Community cohesion

The gap between further and higher education is still too wide, but the US model could bridge it, says Rob Wilson

April 30, 2009

The news that further education provision at Thames Valley University was judged to be inadequate by a recent Ofsted inspection is disappointing. The university offers a near-exhaustive menu of A levels, diplomas, NVQs, degrees, employer-based and distance-learning courses. One does not doubt its ambition or its commitment to lifelong learning, but perhaps by turning its hand to almost everything, it risks failing the people who need it most.

Nevertheless, Thames Valley should be applauded for offering different learning methods and pathways for the young and not-so-young - but it is not. Institutions that offer multiple ways for students to enter and re-enter education are unintentionally penalised because there is no fundamental strategy underpinning post-16 provision. The reasons for Thames Valley's failure are complex, but part of the problem is that it does not fit into the Government's identikit system focusing on 18- to 21-year-olds studying three-year degrees.

Lord Dearing's review of higher education, published in 1997, said that participation could be widened if higher education institutions offered more flexible provision, but funding is still based on a full-time three-year model.

Dearing recommended that higher education in further education colleges should be funded by the Higher Education Funding Council for England, but instead Labour widened the divide between the sectors by establishing the Learning and Skills Council to control the further education budget. Similarly, the Leitch report concluded that reskilling is fundamental to the UK's economic future, but the Government has made it more difficult for people to learn new skills by cutting funding for equivalent and lower qualifications.

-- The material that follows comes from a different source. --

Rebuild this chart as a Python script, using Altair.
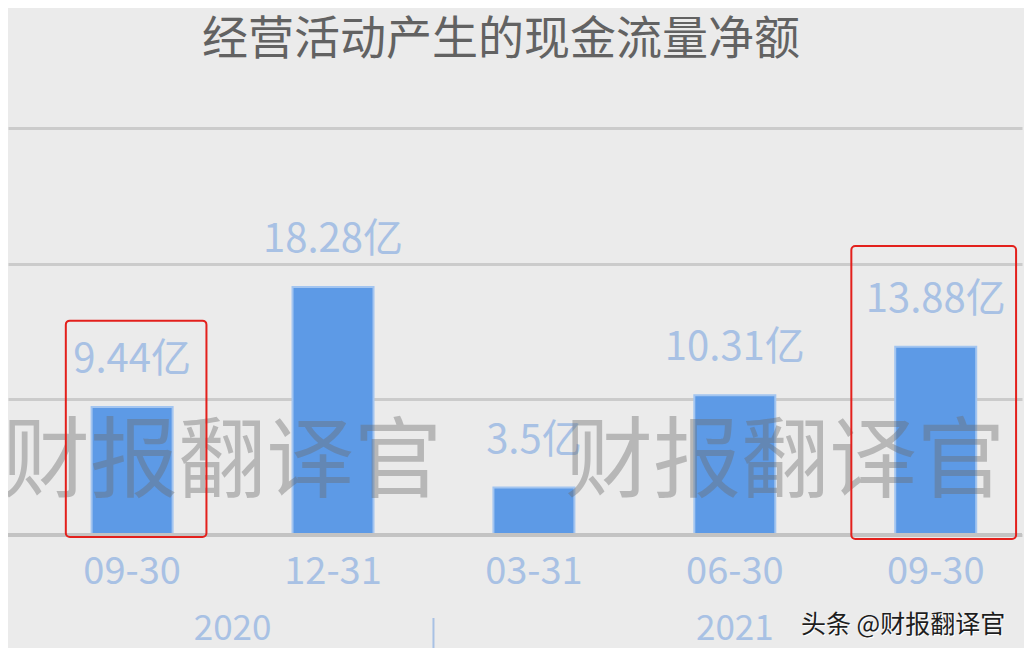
import altair as alt
import pandas as pd

# ---- data ----
periods = ["2020-09-30", "2020-12-31", "2021-03-31", "2021-06-30", "2021-09-30"]
tick_labels = ["09-30", "12-31", "03-31", "06-30", "09-30"]
years = ["2020", "2020", "2021", "2021", "2021"]
values = [9.44, 18.28, 3.5, 10.31, 13.88]
value_labels = ["9.44亿", "18.28亿", "3.5亿", "10.31亿", "13.88亿"]

# highlighted periods (red boxes): index, left/right extent (in bar-index units), top/bottom (in value units)
hl_idx = [0, 4]
hl_left = [-0.33, 3.58]
hl_right = [0.37, 4.40]
hl_top = [15.8, 21.3]
hl_bottom = [-0.15, -0.3]

watermark = ["财报翻译官"]
signature_text = ["头条 @财报翻译官"]

df = pd.DataFrame({
    "idx": list(range(len(periods))),
    "period": periods,
    "tick": tick_labels,
    "year": years,
    "value": values,
    "label": value_labels,
})
hl = pd.DataFrame({"idx": hl_idx, "x0": hl_left, "x1": hl_right, "top": hl_top, "bottom": hl_bottom})
sep = pd.DataFrame({"x": [i + 0.5 for i in range(len(years) - 1) if years[i] != years[i + 1]]})
wm_df = pd.DataFrame({"t": watermark})
sig_df = pd.DataFrame({"t": signature_text})

FONT = "Noto Sans CJK SC"
LABEL_BLUE = "#a8c1e4"
W, H = 1014, 407

xscale = alt.Scale(domain=[-0.5929, 4.4046], nice=False, zero=False)
yscale = alt.Scale(domain=[0, 30], nice=False)

base = alt.Chart(df)

bars = base.mark_bar(size=81, color="#5d9ae6", stroke="#a3c5f0", strokeWidth=2).encode(
    x=alt.X("idx:Q", scale=xscale, axis=None),
    y=alt.Y("value:Q", scale=yscale,
            axis=alt.Axis(values=[0, 10, 20, 30], grid=True, gridColor="#cbcbcb", gridWidth=3,
                          labels=False, ticks=False, domain=False, title=None)),
)

baseline = alt.Chart(sep).mark_rule(color="#c3c3c3", strokeWidth=4).encode(
    y=alt.datum(0, scale=yscale)
)

value_text = base.mark_text(dy=-35, baseline="alphabetic", fontSize=40, font=FONT,
                            color=LABEL_BLUE).encode(
    x=alt.X("idx:Q", scale=xscale), y=alt.Y("value:Q", scale=yscale), text="label:N"
)

tick_text = base.mark_text(baseline="middle", fontSize=38, font=FONT, color=LABEL_BLUE).encode(
    x=alt.X("idx:Q", scale=xscale), y=alt.value(H + 38), text="tick:N"
)

year_text = base.transform_aggregate(xm="mean(idx)", groupby=["year"]).mark_text(
    baseline="middle", fontSize=35, font=FONT, color=LABEL_BLUE).encode(
    x=alt.X("xm:Q", scale=xscale), y=alt.value(H + 94), text="year:N"
)

sep_rule = alt.Chart(sep).mark_rule(color=LABEL_BLUE, strokeWidth=2).encode(
    x=alt.X("x:Q", scale=xscale), y=alt.value(H + 83), y2=alt.value(H + 125)
)

boxes = alt.Chart(hl).mark_rect(fillOpacity=0, stroke="#e3201c", strokeWidth=2, cornerRadius=4).encode(
    x=alt.X("x0:Q", scale=xscale), x2="x1:Q",
    y=alt.Y("top:Q", scale=yscale), y2="bottom:Q",
)

WM_COLOR = "#6c6c6c"
wm1 = alt.Chart(wm_df).mark_text(fontSize=88, font=FONT, color=WM_COLOR, opacity=0.4,
                                 baseline="middle", align="center").encode(
    x=alt.value(214), y=alt.value(336), text="t:N")
wm2 = alt.Chart(wm_df).mark_text(fontSize=88, font=FONT, color=WM_COLOR, opacity=0.4,
                                 baseline="middle", align="center").encode(
    x=alt.value(777), y=alt.value(336), text="t:N")

sig_shadow = alt.Chart(sig_df).mark_text(fontSize=25, font=FONT, color="#ffffff", dx=1, dy=1,
                                         baseline="middle", align="center").encode(
    x=alt.value(895), y=alt.value(H + 90), text="t:N")
signature = alt.Chart(sig_df).mark_text(fontSize=25, font=FONT, color="#1e1e1e",
                                        baseline="middle", align="center").encode(
    x=alt.value(895), y=alt.value(H + 90), text="t:N")

chart = alt.layer(
    bars, baseline, value_text, tick_text, year_text, sep_rule, wm1, wm2, boxes, sig_shadow, signature
).properties(
    width=W, height=H,
    title=alt.TitleParams("经营活动产生的现金流量净额", fontSize=46, font=FONT, fontWeight="normal",
                          color="#626262", anchor="middle", dx=-14, offset=28, baseline="alphabetic"),
    autosize=alt.AutoSizeParams(type="none"),
    padding={"left": 0, "top": 120, "right": 2, "bottom": 113},
    background="#ebebeb",
).configure_view(stroke=None)

chart.save("out.html", embed_options={"renderer": "svg", "actions": False})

The one-size-fits-all approach is failing. Widening-participation statistics show that Labour's efforts to expand opportunity have stalled. A recent report indicates that the correlation in the UK between higher education participation and parents with university qualifications is one of the highest in the Organisation for Economic Co-operation and Development. A study for the Sutton Trust found that social mobility remains as static for people born in 1985 as it was for those born in 1970.

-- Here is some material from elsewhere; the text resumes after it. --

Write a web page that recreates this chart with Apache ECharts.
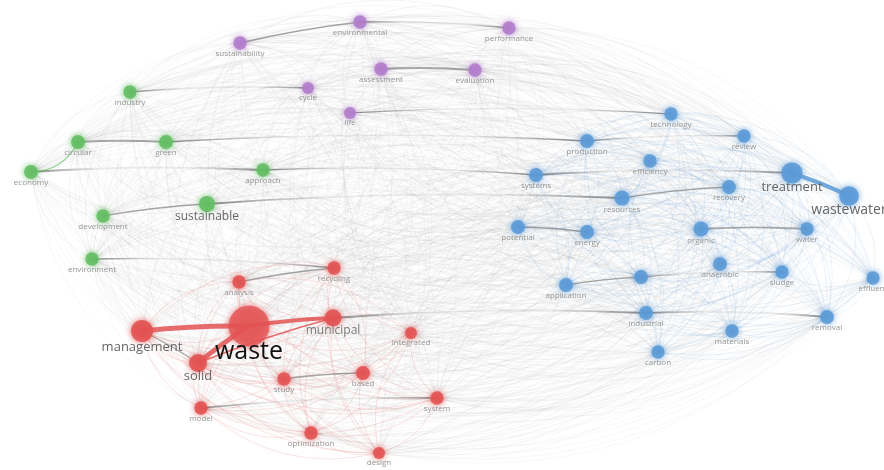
<!DOCTYPE html>
<html><head><meta charset="utf-8">
<script src="https://cdn.jsdelivr.net/npm/echarts@6/dist/echarts.min.js"></script>
<style>html,body{margin:0;padding:0;background:#fff}#c{width:884px;height:470px}</style>
</head><body><div id="c"></div>
<script>
// ---- data ----
const names = ["environmental","performance","sustainability","assessment","evaluation","cycle","life",
"industry","circular","green","economy","approach","development","sustainable","environment",
"analysis","recycling","management","waste","municipal","integrated","solid","study","based","system","model","optimization","design",
"technology","review","production","efficiency","systems","treatment","recovery","resources","wastewater","potential","energy","organic","water","anaerobic","sludge","effluent","digestion","application","industrial","removal","materials","carbon"];
const clusters = [3,3,3,3,3,3,3, 1,1,1,1,1,1,1,1, 0,0,0,0,0,0,0,0,0,0,0,0,0, 2,2,2,2,2,2,2,2,2,2,2,2,2,2,2,2,2,2,2,2,2,2];
const mapX = [360,509,240,381,475,308,350, 130,78,166,31,263,103,207,92, 239,334,142,249,333,411,198,284,363,437,201,311,379, 671,744,587,650,536,792,729,622,849,518,587,701,807,720,782,873,641,566,646,827,732,658];
const mapY = [22,28,43,69,70,88,113, 92,142,142,172,170,216,204,259, 282,268,331,326,318,333,363,379,373,398,408,433,453, 114,136,141,161,175,173,187,198,196,227,232,229,229,264,272,278,277,285,313,317,331,352];
const occurrences = [11,11,11,11,11,9,9, 11,12,12,12,11,11,16,11, 11,11,30,105,18,9,20,11,12,11,11,11,9, 11,11,12,11,12,28,12,14,24,12,12,14,11,12,11,11,12,12,12,12,11,11];
const strongLinks = [
 ["waste","management",5],["waste","solid",5],["waste","municipal",4],["solid","municipal",1.5],["management","solid",1.2],
 ["treatment","wastewater",4],
 ["circular","green",2],["green","production",1.5],["economy","approach",2],["approach","systems",1.5],["industry","cycle",1.5],
 ["sustainability","environmental",1.5],["environmental","performance",1.5],["assessment","evaluation",2],["life","technology",1.2],
 ["development","sustainable",1.5],["sustainable","resources",1.8],["environment","recycling",1.5],["analysis","recycling",1.5],
 ["municipal","industrial",1.8],["study","based",1.5],["model","system",1.5],["production","review",1.5],["systems","treatment",1.8],
 ["resources","recovery",1.5],["potential","energy",1.5],["organic","water",1.8],["digestion","sludge",1.5],["application","digestion",1.5],
 ["industrial","removal",1.8],["economy","circular",1.2]
];
const hiddenLabels = ["digestion"];

// ---- styles ----
const clusterColors = ['#e35252','#63bd63','#5b9ad6','#b27ccb'];
const clusterRgba = ['rgba(227,82,82,A)','rgba(99,189,99,A)','rgba(91,154,214,A)','rgba(178,124,203,A)'];
const bigLabels = {
  waste:{size:25,color:'#111',dist:-7},
  management:{size:13,color:'#666',dist:-1},
  solid:{size:13,color:'#666',dist:-2},
  treatment:{size:13,color:'#666',dist:-3},
  wastewater:{size:14,color:'#666',dist:-3},
  municipal:{size:12,color:'#777',dist:-2},
  sustainable:{size:12,color:'#666',dist:-1}
};
const idx = {}; names.forEach((n,i)=>idx[n]=i);

const nodes = names.map((n,i)=>{
  const c = clusters[i];
  const big = bigLabels[n];
  return {
    name:n, value:[mapX[i],mapY[i]],
    symbolSize: 4*Math.sqrt(occurrences[i]),
    itemStyle:{color:clusterRgba[c].replace('A', n==='waste'?'0.75':'0.88'), shadowBlur:6, shadowColor:clusterColors[c]},
    label:{show: hiddenLabels.indexOf(n)<0, position:'bottom', distance: big?big.dist:0,
      fontSize: big?big.size:8, color: big?big.color:'#959595',
      fontFamily:'"Open Sans", "Liberation Sans", sans-serif'}
  };
});

const cx = 450, cy = 235;
function orient(i,j){
  const x1=mapX[i],y1=mapY[i],x2=mapX[j],y2=mapY[j];
  const mx=(x1+x2)/2-cx, my=(y1+y2)/2-cy;
  const d = Math.hypot(mx/400, my/210);
  if(d<0.5) return mapX[i]<mapX[j]? ((i+j)%2? [i,j]:[j,i]) : ((i+j)%2? [j,i]:[i,j]);
  const ox=(y2-y1), oy=(x1-x2);
  return (ox*mx+oy*my)>=0 ? [i,j] : [j,i];
}
const links = [];
for(let i=0;i<names.length;i++){
  for(let j=i+1;j<names.length;j++){
    const [s,t]=orient(i,j);
    const same = clusters[i]===clusters[j];
    let color='#8c8c8c', op=0.1, w=0.6;
    if(same && clusters[i]===0){color='#e35252';op=0.24;w=0.7;}
    else if(same && clusters[i]===2){color='#5b9ad6';op=0.2;w=0.6;}
    else if(same){op=0.16;}
    links.push({source:s,target:t,lineStyle:{color:color,opacity:op,width:w,curveness:0.26}});
  }
}
strongLinks.forEach(([a,b,w])=>{
  const i=idx[a], j=idx[b];
  const ci=clusters[i], cj=clusters[j];
  let color='#6e6e6e', op=0.6;
  const len = Math.hypot(mapX[i]-mapX[j], mapY[i]-mapY[j]);
  if(len>140){
    color = {type:'linear',x:0,y:0,x2:1,y2:0,colorStops:[
      {offset:0,color:'rgba(95,95,95,0.8)'},{offset:0.3,color:'rgba(130,130,130,0.15)'},
      {offset:0.7,color:'rgba(130,130,130,0.15)'},{offset:1,color:'rgba(95,95,95,0.8)'}]};
    op=1;
  }
  if(ci===0 && cj===0 && (a==='waste'||b==='waste'||a==='solid')){color='#e35252';op=0.85;}
  if(ci===2 && cj===2 && w>=4){color='#5b9ad6';op=0.85;}
  if(a==='economy'&&b==='circular'){color='#63bd63';op=0.7;}
  const s = mapX[i]<=mapX[j]? i : j, t = s===i? j : i;
  links.push({source:s,target:t,lineStyle:{color:color,opacity:op,width:w,curveness:(a==='economy'&&b==='circular')?-0.3:0.03}});
});

const chart = echarts.init(document.getElementById('c'));
chart.setOption({
  animation:false,
  backgroundColor:'#fff',
  grid:{left:0,right:0,top:0,bottom:0},
  xAxis:{type:'value',min:0,max:884,show:false},
  yAxis:{type:'value',min:0,max:470,inverse:true,show:false},
  series:[{
    type:'graph', coordinateSystem:'cartesian2d', layout:'none',
    data:nodes, links:links, edgeSymbol:['none','none'],
    silent:true, emphasis:{disabled:true}
  }]
});
</script>
</body></html>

Thames Valley and other universities would benefit from looking across the Atlantic. Community colleges are the largest single part of higher education in the US, offering short vocational courses as well as the equivalent of foundation degrees. They provide access to higher learning for millions of students.

Like US community colleges, the UK's further education sector has a higher proportion of entrants from lower socio-economic groups, and plays a vital role in providing education and training for nearly 750,000 16- to 18-year-olds a year, along with two million adults.

In the US, students begin the first part of their associate degree at a community college, with the option of using accumulated credit to transfer to a traditional university to complete a bachelors degree. In the UK, there is no seamless transition, owing to our failure to develop a credit framework allowing transfers between institutions.

By breaking courses into bite-sized and often part-time chunks, US colleges also offer the chance to reskill without having to shoehorn busy lives into rigid timetables. In Britain, non-linear progression is still viewed as dropping out rather than dropping in - but in today's economic climate, many people must reskill to return to the workplace.

One advantage of the community college model is that it is more cost-effective: networks are organised on sub-regional lines and often pool resources. While there are examples of good practice in the UK, I believe local "articulation agreements" should be encouraged, led by a strong university at the core of each grouping.

Our system needs an overhaul. When finalising the new funding regime, John Denham, the Universities Secretary, should devise a model that encourages flexible learning, with an improved focus on students progressing between further and higher education.

It is clear that some universities, such as Thames Valley, need to refocus. It is time they were given the chance to learn valuable lessons from the US.